Si l'histoire de Waz se comprend assez bien, le lien avec le jeu télévisé et le groupe des Élites est moins évident.

Toujours est-il que notre ami Waz rencontrera le gang des Esprits libres par l'entremise d'une belle donzelle. Ces personnages libres et colorés l'amèneront à s'accepter comme il est, avec ses cheveux de plumes bleues. 

Le scénario peut paraître simplet, mais il charrie beaucoup d'émotions et il a le mérite d'être clair, contrairement à certaines histoires alambiquées qu'on nous a déjà servies. L'image d'une société automatisée, rivée à son téléphone intelligent, est aussi bien exploitée. 

Des bémols. Sur cette scène «intelligente» - qui se fractionne et s'élève -, le déploiement des (trop) nombreux appareils acrobatiques alourdit le spectacle. Outre l'immense cube qui sert de loge et d'écran (très bien !), on nous sort deux immenses échelles, deux installations de fils de fer, plusieurs jeux de barres parallèles et d'immenses rampes pour accueillir les vélos BMX. Évidemment, le temps de fixer ces appareils, il y a beaucoup de bourdonnement. 
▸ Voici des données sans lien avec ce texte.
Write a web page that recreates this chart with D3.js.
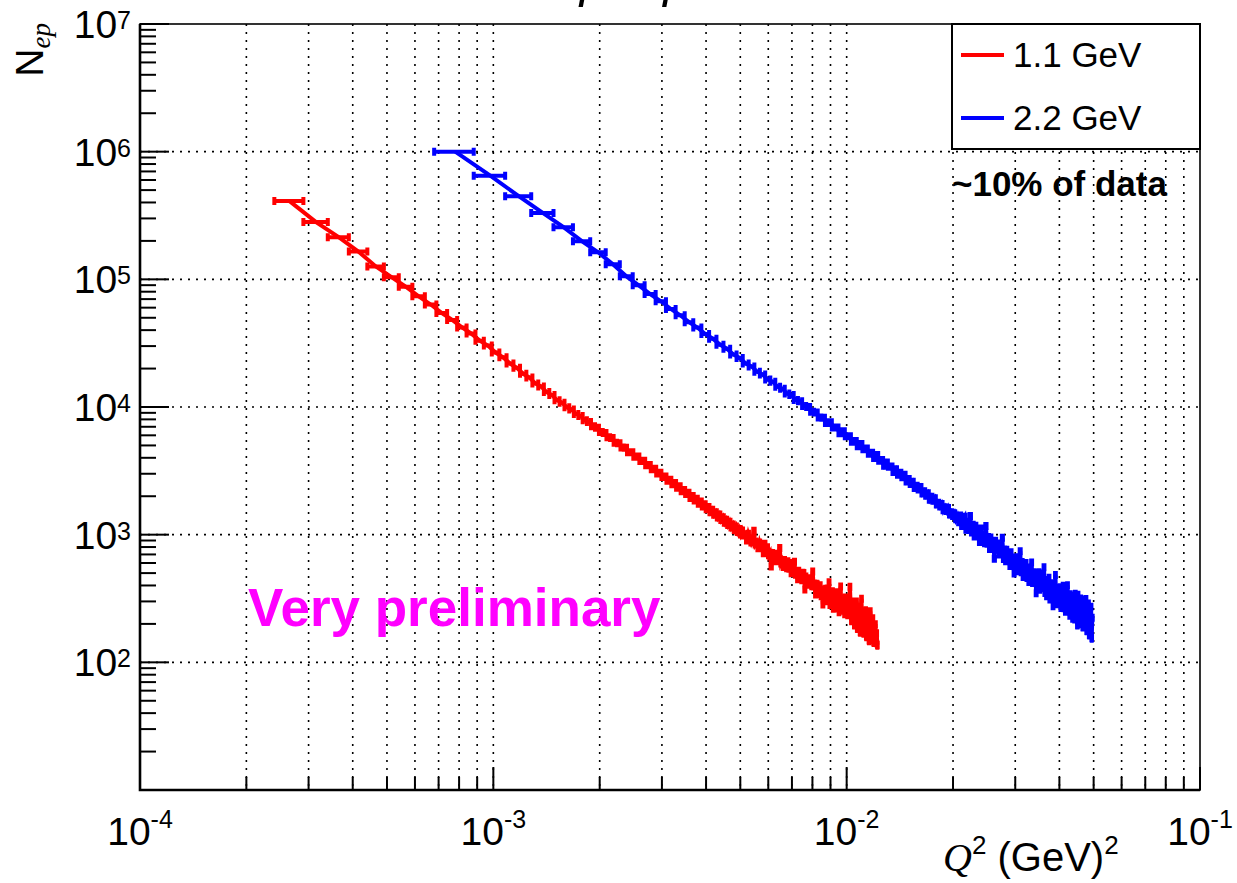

Soyons clairs, ce numéro final de vélos BMX est le clou de Volta, impossible d'y être insensible, le Cirque nous en met plein la vue. Là, oui, les amateurs d'émotions fortes se régaleront! Tant et tellement qu'on se croirait aux X Games plutôt qu'au cirque.

On n'est plus du tout dans l'histoire de Waz non plus. Plutôt face à de jeunes cascadeurs qui bombent le torse, poussent des cris de victoire et se font des high five. C'est aussi un peu ça, Volta.

Il reste que dans cette enfilade de sports extrêmes et de prouesses acrobatiques se glissent d'épatantes performances, bien senties, que ce soit à la corde à sauter, aux anneaux chinois, dans le numéro de vélo acrobatique et de ballet ou encore dans des numéros aériens originaux (accroché à une lampe suspendue et même par les cheveux!). Finalement, malgré le côté un peu bling-bling et tape-à-l'oeil de Volta, on apprécie la prise de risque du Cirque qui a le mérite d'explorer de nouvelles avenues et de nous insuffler une énorme dose d'énergie.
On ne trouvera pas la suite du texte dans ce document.